The Dow Jones Industrial Average lost 0.53 percent for the week closing at 11,090.67 Friday, while the tech-laden Nasdaq composite declined by a larger 1.93 percent to 2,130.06.
The broad-market Standard and Poor's 500 meanwhile shed 0.37 percent on the week to 1,265.48.
Record oil prices, which pierced the 75-dollar barrier at one stage Friday before receding, also weighed on sentiment and helped stoke inflation concerns.
Wall Street struggled to move higher through the shortened US Independence Day holiday week as it moves into the second quarter earnings season next week.
The Dow is up 3.48 percent for 2006 while the S and P 500 is up 1.38 percent, but the Nasdaq is off 3.41 percent.
Gregory Drahuschak, an analyst at Janney Montgomery Scott, said the market has been in a choppy range in recent sessions, but that the focus may turn to the upcoming earnings season, which will give clues on whether corporate profits are holding up in a slowing economy.
Stocks closed out the week lower after a key US employment report Friday showed American employers created a modest 121,000 new jobs in June.
The report confirmed moderating economic conditions, already hinted at earlier in the week by other economic indicators, and contained hints of inflationary pressure.
A larger-than-expected spike in average hourly earnings, which rose 0.5 percent in June from May, was unlikely to put the Federal Reserve's inflation fears to rest, economists said.
"Although there was a lot of attention on today's employment report, the really important information for the market begins next week when the second quarter earnings report season starts," Drahuschak said.
"Earnings season is always important, but with worries about the state of earnings growth in the third and fourth quarters and concerns about what the Fed will do, the coming earnings report period is likely to be more influential than normal," he said.
Ongoing concerns about Iran's nuclear program and a series of missile tests by North Korea on Wednesday also rattled investors nerves.
Several western nations, including the US, are still trying to reach an accord with Iran to persuade it to stop uranium enrichment, while Washington was backing a potential UN resolution Friday seeking sanctions against Pyongyang.
Lynn Reaser, the chief US economist at Banc of America, said the coming week is "likely to show a moderate pace of economic activity."
"In the week's most important report, look for June's retail sales to run somewhat faster than in May, with recovering auto sales leading the way," Reaser said.

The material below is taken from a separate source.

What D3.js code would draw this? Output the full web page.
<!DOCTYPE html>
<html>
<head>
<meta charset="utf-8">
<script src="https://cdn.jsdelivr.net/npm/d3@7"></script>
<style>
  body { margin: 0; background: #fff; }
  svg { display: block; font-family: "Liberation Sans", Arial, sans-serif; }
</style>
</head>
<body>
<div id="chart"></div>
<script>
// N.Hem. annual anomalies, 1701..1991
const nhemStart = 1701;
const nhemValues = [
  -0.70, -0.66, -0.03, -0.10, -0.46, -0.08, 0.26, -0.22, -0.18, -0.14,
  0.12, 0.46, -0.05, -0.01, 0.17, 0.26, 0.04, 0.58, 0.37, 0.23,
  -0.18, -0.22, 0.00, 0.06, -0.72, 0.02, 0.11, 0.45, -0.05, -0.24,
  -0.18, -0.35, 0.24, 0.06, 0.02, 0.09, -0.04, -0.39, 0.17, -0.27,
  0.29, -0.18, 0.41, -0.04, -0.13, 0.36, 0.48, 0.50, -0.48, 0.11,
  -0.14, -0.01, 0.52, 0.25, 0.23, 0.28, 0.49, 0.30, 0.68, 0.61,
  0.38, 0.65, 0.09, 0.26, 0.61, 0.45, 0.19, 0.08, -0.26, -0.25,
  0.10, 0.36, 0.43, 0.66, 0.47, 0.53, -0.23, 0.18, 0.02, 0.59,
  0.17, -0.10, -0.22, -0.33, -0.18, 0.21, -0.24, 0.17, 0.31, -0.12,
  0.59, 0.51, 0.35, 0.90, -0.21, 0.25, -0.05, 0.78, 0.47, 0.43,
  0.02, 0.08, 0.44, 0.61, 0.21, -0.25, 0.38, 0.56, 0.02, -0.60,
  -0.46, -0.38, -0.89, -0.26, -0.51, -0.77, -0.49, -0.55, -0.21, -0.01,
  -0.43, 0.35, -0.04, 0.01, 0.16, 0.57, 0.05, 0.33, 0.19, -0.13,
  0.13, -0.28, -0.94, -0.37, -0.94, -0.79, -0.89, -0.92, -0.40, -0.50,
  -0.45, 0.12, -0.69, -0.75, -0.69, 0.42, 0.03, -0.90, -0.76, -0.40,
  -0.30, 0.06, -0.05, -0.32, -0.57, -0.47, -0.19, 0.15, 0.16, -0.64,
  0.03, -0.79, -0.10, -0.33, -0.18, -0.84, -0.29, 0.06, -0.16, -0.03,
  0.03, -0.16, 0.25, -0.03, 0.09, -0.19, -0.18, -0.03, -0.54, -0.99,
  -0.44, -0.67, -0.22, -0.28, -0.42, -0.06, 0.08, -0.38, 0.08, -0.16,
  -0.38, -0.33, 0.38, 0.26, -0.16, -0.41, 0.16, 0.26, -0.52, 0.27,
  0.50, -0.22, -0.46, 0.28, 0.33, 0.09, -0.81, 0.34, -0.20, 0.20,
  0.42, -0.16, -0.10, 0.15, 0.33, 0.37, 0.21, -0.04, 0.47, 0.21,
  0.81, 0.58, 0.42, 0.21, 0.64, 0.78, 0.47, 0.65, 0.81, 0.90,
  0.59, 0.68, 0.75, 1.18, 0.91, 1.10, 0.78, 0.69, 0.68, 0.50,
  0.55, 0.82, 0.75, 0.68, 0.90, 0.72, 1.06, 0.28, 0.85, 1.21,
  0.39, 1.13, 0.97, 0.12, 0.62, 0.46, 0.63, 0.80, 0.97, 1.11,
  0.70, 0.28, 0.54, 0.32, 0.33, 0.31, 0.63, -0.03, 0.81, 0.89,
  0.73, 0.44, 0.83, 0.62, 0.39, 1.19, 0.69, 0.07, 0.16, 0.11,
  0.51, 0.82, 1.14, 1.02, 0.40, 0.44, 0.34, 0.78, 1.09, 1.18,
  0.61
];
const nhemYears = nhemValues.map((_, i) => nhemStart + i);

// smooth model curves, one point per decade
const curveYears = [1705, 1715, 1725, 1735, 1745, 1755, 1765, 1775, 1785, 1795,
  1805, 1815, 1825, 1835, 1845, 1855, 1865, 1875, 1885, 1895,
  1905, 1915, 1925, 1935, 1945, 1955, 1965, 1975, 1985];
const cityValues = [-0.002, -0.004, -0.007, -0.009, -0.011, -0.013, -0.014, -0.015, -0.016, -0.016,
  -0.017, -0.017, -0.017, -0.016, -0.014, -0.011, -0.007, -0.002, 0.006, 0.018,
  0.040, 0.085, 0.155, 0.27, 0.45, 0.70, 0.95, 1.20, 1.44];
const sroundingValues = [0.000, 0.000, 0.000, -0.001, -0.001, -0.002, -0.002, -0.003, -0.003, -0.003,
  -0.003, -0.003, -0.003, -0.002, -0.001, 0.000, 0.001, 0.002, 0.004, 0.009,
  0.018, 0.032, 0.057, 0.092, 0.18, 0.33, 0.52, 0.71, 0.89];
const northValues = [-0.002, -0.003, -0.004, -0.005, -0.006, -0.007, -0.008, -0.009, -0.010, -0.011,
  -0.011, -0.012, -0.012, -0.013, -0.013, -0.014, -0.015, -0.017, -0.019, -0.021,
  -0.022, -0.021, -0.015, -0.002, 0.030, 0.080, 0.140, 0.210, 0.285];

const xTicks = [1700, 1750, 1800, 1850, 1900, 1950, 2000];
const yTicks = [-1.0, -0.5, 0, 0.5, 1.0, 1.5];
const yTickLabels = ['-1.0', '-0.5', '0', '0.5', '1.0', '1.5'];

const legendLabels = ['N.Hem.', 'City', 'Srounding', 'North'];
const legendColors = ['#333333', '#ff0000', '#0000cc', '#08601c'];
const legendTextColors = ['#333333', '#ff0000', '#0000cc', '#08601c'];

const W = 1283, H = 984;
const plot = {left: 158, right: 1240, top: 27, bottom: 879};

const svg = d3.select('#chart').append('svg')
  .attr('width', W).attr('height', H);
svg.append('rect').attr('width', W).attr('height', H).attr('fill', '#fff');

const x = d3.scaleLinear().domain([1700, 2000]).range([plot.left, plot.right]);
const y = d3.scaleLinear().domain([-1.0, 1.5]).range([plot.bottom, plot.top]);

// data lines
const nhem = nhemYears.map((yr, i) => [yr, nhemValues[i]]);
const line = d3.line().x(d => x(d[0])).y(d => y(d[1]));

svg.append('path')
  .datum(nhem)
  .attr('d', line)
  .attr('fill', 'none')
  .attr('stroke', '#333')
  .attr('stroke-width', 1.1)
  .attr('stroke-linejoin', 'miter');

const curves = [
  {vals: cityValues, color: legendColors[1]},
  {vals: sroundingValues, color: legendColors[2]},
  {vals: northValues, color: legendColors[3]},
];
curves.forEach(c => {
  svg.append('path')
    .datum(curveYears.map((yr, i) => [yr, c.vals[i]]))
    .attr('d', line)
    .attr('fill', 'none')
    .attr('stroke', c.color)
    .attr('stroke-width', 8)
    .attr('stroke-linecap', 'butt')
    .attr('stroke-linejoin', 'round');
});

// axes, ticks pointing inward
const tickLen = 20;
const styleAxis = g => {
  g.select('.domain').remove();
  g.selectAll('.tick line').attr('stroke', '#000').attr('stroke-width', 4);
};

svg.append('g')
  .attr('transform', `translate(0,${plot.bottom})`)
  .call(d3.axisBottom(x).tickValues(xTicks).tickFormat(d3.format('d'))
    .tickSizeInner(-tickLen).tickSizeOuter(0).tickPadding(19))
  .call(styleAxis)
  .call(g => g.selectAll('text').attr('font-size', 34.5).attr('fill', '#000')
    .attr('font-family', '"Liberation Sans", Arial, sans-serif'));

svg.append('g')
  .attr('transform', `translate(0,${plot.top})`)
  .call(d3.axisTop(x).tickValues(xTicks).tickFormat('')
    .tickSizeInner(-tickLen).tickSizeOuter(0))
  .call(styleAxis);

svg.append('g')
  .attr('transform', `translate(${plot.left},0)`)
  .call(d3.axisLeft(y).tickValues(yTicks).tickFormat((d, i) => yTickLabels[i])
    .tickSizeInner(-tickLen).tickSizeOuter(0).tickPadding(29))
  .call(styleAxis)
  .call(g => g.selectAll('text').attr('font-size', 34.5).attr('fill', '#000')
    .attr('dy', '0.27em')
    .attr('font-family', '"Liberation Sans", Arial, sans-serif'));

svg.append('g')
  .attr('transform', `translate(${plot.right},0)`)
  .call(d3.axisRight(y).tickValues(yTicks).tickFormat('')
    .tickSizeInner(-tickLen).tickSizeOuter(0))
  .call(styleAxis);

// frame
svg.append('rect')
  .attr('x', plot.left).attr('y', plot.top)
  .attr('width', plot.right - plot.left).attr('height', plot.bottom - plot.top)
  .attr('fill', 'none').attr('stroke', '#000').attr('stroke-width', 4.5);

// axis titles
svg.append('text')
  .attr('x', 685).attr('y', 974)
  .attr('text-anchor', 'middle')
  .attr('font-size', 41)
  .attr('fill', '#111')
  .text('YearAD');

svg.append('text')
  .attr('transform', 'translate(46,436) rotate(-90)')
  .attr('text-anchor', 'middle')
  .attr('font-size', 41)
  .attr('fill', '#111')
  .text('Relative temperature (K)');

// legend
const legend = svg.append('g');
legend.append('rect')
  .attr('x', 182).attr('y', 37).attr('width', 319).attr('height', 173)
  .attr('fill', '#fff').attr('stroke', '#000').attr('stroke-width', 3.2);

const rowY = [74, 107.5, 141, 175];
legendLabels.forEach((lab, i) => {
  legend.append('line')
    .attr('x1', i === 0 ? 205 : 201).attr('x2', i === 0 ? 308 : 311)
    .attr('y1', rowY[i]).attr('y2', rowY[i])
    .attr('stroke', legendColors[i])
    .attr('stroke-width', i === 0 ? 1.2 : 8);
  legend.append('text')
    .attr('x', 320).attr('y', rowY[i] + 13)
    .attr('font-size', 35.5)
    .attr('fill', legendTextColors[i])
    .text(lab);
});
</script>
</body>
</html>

Fresh updates on consumer credit, business inventories, the US trade deficit and a first University of Michigan reading on consumer confidence in July are also due out in the coming week.
Aside from the past week's job report, the Institute for Supply Management's snapshot on June manufacturing fed opinions that the economy is moderating as it reported a drop in its index for June to 53.8 percent from 54.4 percent in May.
Stocks also slumped Friday on weaker outlooks from industrial giant 3M and semiconductor group Advanced Micro Devices.
Both companies warned their second quarter sales are likely to be lower than previously forecast.
The bond market gained marginally. Yields on the 10-year Treasury bond fell to 5.132 percent from 5.138 percent a week earlier while the 30-year bond yield declined to 5.174 percent from 5.186 percent. Bond yields and prices move in opposite directions.